The Supreme Court may be ready to overturn Bridgegate fraud convictions

Two people, Chris Christie’s aide Bridget Anne Kelly and Port Authority director Bill Baroni, were convicted of fraud in connection with Bridgegate. Kelly was sentenced to 13 months in prison last April but has remained out while the case is being appealed. Now the Supreme Court is hearing an appeal of the case and Fox News reports that several of the Justices appear ready to overturn the fraud conviction.

A majority of justices wondered whether the public corruption case went too far, appearing to agree this was more about an unfortunate politically motivated scheme, where no money or property was exchanged for political favors…

“Isn’t it often the case that somebody who has the authority to do something may lie about why the person is doing the thing because, if the real reason was exposed, it would cause a furor, people would be angry,” said Justice Samuel Alito. “But that doesn’t show the person doesn’t have the authority to do it.”

NBC News has more on the Justices skeptical of the government’s case:

“The object of this deception was not to obtain property. The object was to create a traffic jam. The object was to benefit people politically,” Justice Elena Kagan said.

Chief Justice John Roberts made the same point.

“The object of the scheme was not to commandeer lanes on the bridge,” he said. “The object was to cause a traffic jam in Fort Lee.”…
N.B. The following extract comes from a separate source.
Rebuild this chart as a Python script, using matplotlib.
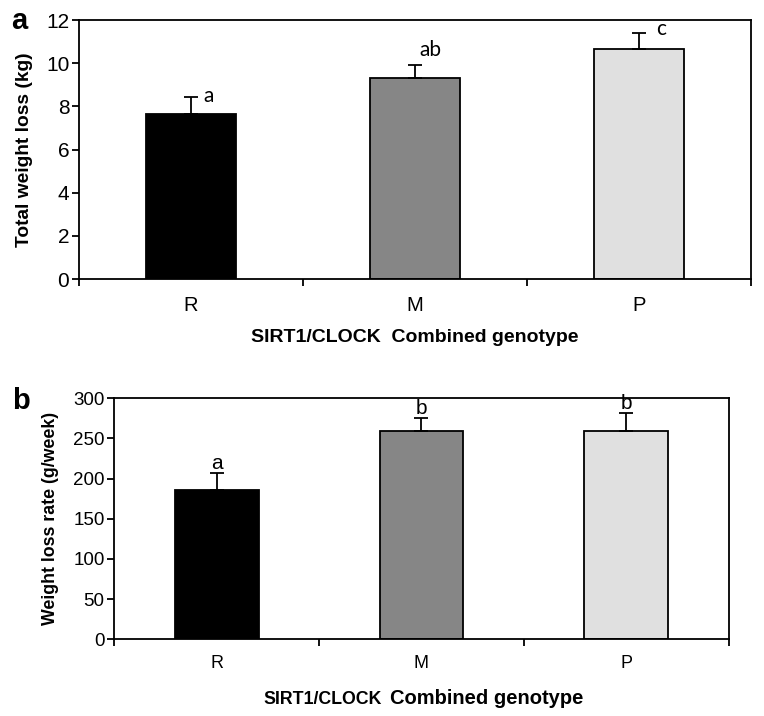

“The government is filled with rules. And there are numerous instances where a person might say something untrue about something related to a rule that gives him authority for that,” Justice Stephen Breyer said. “I don’t see how this case works.”

So it’s not shaping up to be a traditional left-right divide in this case because you have Kagan and Breyer both expressing the same basic points as Roberts and Alito.

A ruling in favor of the lower court convictions could open elected officials to fraud charges anytime they used their authority but aren’t truthful about why they were doing it. NBC offers the example of a mayor who uses his authority to fill potholes in a neighborhood where his supporters live. He may claim he’s just doing the city’s business by filling potholes but what if his motivation has a political element to it. Does that open him up to federal fraud charges?

Justices Ginsburg and Sotomayor were the only members of the Supreme Court who seemed to find the government case convincing.

Justice Ruth Bader Ginsburg was skeptical, pushing back at claims that public resource costs associated the scheme were “incidental” to the political motives to cause a traffic jam.

“Why do you call it incidental? I mean, it was essential to the scheme,” Ginsburg said…

Justice Sonia Sotomayor said she was concerned about headlines like “Our public officials now can use government resources for their private ends.”

Chris Christie was present at the court for today’s arguments. The court’s decision will be released in June.